The goal of the study was to provide policy considerations based on data from IDEA Exchange – the first legal syringe exchange program in the state of Florida – to show the importance of tailored prevention strategies, as well as to show the need for reform to the strict one-for-one syringe exchange policy at the state level.  

“When IDEA 2019 passed, which was the state law that passed last year that authorized syringe service programs across the state, the statute required strict one-for-one syringe exchange, which is not a best practice in the harm reduction community,” said lead study author Tyler Bartholomew, a Ph.D. candidate in Prevention Science and Community Health. “We also know that we serve many individuals that have different substance use behaviors, so this analysis really highlights who we are serving, how their risk behaviors may differ, and how well these classes of substance use are able to maintain syringe coverage, which is absolutely key to the prevention of infectious diseases.”

Injection drug use has been associated with the opioid crisis, as well as with driving increases in overdose, HIV, and Hepatitis C infections nationwide. In addressing this significant public health problem, syringe service programs have remained critical. Their overall goal is to provide as close to 100 percent syringe coverage as possible to protect against HIV and Hepatitis C infections, as well as with education to prevent overdoses, among other resources. 

Bartholomew and other UM co-authors of the study analyzed patterns of risk behavior and syringe coverage among 982 people who enrolled in the IDEA Exchange program between December 2016 to July 2019. Participants were classified into three groups, including those who injected heroin, methamphetamine, or who injected both heroin and cocaine. 

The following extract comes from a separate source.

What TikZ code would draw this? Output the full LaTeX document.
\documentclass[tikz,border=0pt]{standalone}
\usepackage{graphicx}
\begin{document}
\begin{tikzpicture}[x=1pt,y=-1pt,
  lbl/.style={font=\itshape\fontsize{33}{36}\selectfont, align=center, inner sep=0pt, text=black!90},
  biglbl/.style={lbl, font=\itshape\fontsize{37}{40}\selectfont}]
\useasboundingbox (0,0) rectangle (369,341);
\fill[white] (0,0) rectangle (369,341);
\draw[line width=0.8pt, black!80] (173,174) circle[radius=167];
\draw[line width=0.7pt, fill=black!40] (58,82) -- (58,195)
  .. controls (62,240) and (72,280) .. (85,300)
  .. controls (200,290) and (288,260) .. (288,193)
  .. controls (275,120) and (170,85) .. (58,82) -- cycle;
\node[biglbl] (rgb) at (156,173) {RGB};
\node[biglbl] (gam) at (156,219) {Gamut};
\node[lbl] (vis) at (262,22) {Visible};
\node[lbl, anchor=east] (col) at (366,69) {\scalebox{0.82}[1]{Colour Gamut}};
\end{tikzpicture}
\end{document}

The study found that people who injected heroin and cocaine were more likely to report homelessness, sharing needles, unprotected sex, public injection, and to be Hepatitis C positive than those who injected heroin.

Compared to those who injected heroin and those who injected both heroin and cocaine, people who injected methamphetamine were more likely to be male, Hispanic, gay or bisexual orientation, HIV positive, to have unprotected sex, as well as sex with people who inject drugs.

Additionally, the study also found that the lowest and highest syringe coverage was among those in the heroin, cocaine and methamphetamine classes.  

These associations were analyzed using latent class analysis, an advanced research technique, which can help shed light on at-risk groups to inform syringe distribution policies and potential interventions.

The injection risk profiles and syringe coverage, for example, showed a variation between the three classes. This presented the potential need for targeted prevention strategies and for the increased need for reform at the state level.  

To mitigate infectious disease risk, existing interventions, such as syringe service programs, can be used to engage people who inject drugs from different populations. Researchers noted, however, that multi-component, targeted preventive interventions and need-based syringe distribution policies are required to further reduce HIV and HCV risk among various populations of people who inject drugs.       

“As we begin to roll out syringe service programs across the state, we need to change our service delivery policies in order to protect all people, and that will start with policy reform at the state level,” said Bartholomew.